Winter, for me, somehow seems most heartless in the mornings. Growing up in Chicago, winter mornings were cold with deep snow. When I was quite young, I didn’t think much about cold mornings but anticipated going sledding. We lived in a park with a small hill that was just right for a five- or six=year-old to sled. By the time the neighbor children and I reached ten or eleven, we were bored with the hill’s smallness.
My mom used to save statistics she found in the newspaper about how much soot fell per square foot in Chicago during the winter. I was young long enough ago that many households still used coal for heat. We did at least until I was in my teens, and my dad would get up extra early to light the furnace and shovel coal. And snow never stayed white for long—all that burning coal turned it a dirty gray.
In Missouri, where I was in graduate school in the small town of Kirksville, winter mornings were even worse. Everyone in that town burned coal, and I remember waking up and looking out the window and wishing just once I could see something over than that vast expanse of gray snow.
I think I found the kind of winter mornings I dreamt of in Santa Fe when the children, as teens and older, and I would go for Christmas. Eventually those became ski vacations, though I never went near the slopes—couldn’t bear the thought of the ski lift nor of standing on top of a mountain and plunging down it. But the snow was clean and deep, and the air was that crisp cold.
By contrast, winter mornings in Texas should be easy, but I have let myself become spoiled. I have pushed those extreme cold memories so far back that I moan and groan on mornings like we had today. Thirty-seven and wet, dismal, damp, bone-chilling. Today, it set the mood for a stay-at-home day, and I cancelled plans to go to a breakfast meeting. Of course by noon, things changed, and the sun came out, though it’s been cold all day. But we didn’t get the snow that had been promised—and I am just as glad.
When my children were little, we had a beloved housekeeper who used to predict cheerfully that it would “fair off,” and sure enough today, it faired off enough that I felt guilty about not doing my errands. But I’ll do them tomorrow when it’s supposed to be warmer.

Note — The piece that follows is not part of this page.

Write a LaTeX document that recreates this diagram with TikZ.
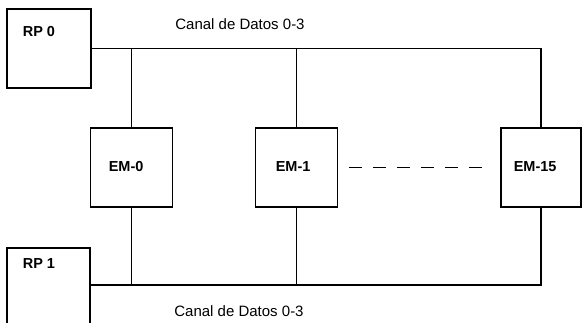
\documentclass[tikz,border=0pt]{standalone}
\usepackage{fontspec}
\setmainfont{Liberation Sans}
\begin{document}
\begin{tikzpicture}[x=1pt,y=-1pt,
  line width=1.6pt,
  boxnode/.style={draw, rectangle, inner sep=0pt, minimum width=82pt, minimum height=79pt},
  boxlabel/.style={anchor=west, inner sep=0pt, font=\fontsize{14.5}{17}\selectfont\bfseries},
  buslabel/.style={inner sep=0pt, font=\fontsize{15}{18}\selectfont},
  dashline/.style={dash pattern=on 13pt off 11pt}]
\useasboundingbox (0,0) rectangle (582,322);
\clip (0,0) rectangle (582,322);
% boxes
\node[boxnode, minimum width=84pt] (rp0) at (49,48.5) {};
\node[boxnode, minimum width=83pt, minimum height=100pt] (rp1) at (48.5,298) {};
\node[boxnode] (em0) at (131.5,167.5) {};
\node[boxnode] (em1) at (296.5,167.5) {};
\node[boxnode, minimum width=80pt] (em15) at (541,167.5) {};
% labels
\node[boxlabel] (lrp0) at (22,32) {RP 0};
\node[boxlabel] (lrp1) at (22,264) {RP 1};
\node[boxlabel] (lem0) at (108,167) {EM-0};
\node[boxlabel] (lem1) at (275,167) {EM-1};
\node[boxlabel] (lem15) at (513,167) {EM-15};
\node[buslabel] (ltop) at (240,24) {Canal de Datos 0-3};
\node[buslabel] (lbot) at (239,311.5) {Canal de Datos 0-3};
% top bus
\draw (rp0.east) -| (em15.north);
\draw (em0.north) -- (em0.north |- rp0.east);
\draw (em1.north) -- (em1.north |- rp0.east);
% bottom bus
\coordinate (b0) at (rp1.east |- 0,285);
\draw (b0) -| (em15.south);
\draw (em0.south) -- (em0.south |- b0);
\draw (em1.south) -- (em1.south |- b0);
% dashed
\draw[dashline, shorten <=11pt, shorten >=16pt] (em1.east) -- (em15.west);
\end{tikzpicture}
\end{document}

Even Sophie with her thick curly coat doesn’t like the cold. Tonight she doesn’t want to go outside, though I have tried to explain that she needs to go pee now, because we aren’t going at three in the morning. She is curled up in a chair, regarding me with baleful eyes. I’ll have to resort to bribery with a piece of cheese.
I’ve been feeling sorry for myself even before the weather turned, because I’ve been fighting off a cold. A couple of nights ago I couldn’t sleep because a scratchiness in my throat kept making me cough. It turned briefly into a sore throat, then just a tightness in my throat, and tonight I am left with just an annoying cough. Wish I knew what I did with that abundant supply of cough drops I used to have.
Jordan and I had a lunch fiasco which didn’t brighten the day. I opened one of those boxes of tomato soup from Trader Joe’s. It turned out that the foil covering was punctured before I opened it, and I had stored the soup in the pantry, not the refrigerator, We didn’t figure all this out until I’d taken several spoons full and found it quite good. But discussion led us to figure out that neither of us opened it, and that was a bad thing. Jordan refused to eat it, and I threw out mine, hers, and the remainder. I hate to waste food!
Sophie has just gone outside and quickly come back in, and Jacob has brought me some cough drops. All is well with the world—I hope it is in your world too.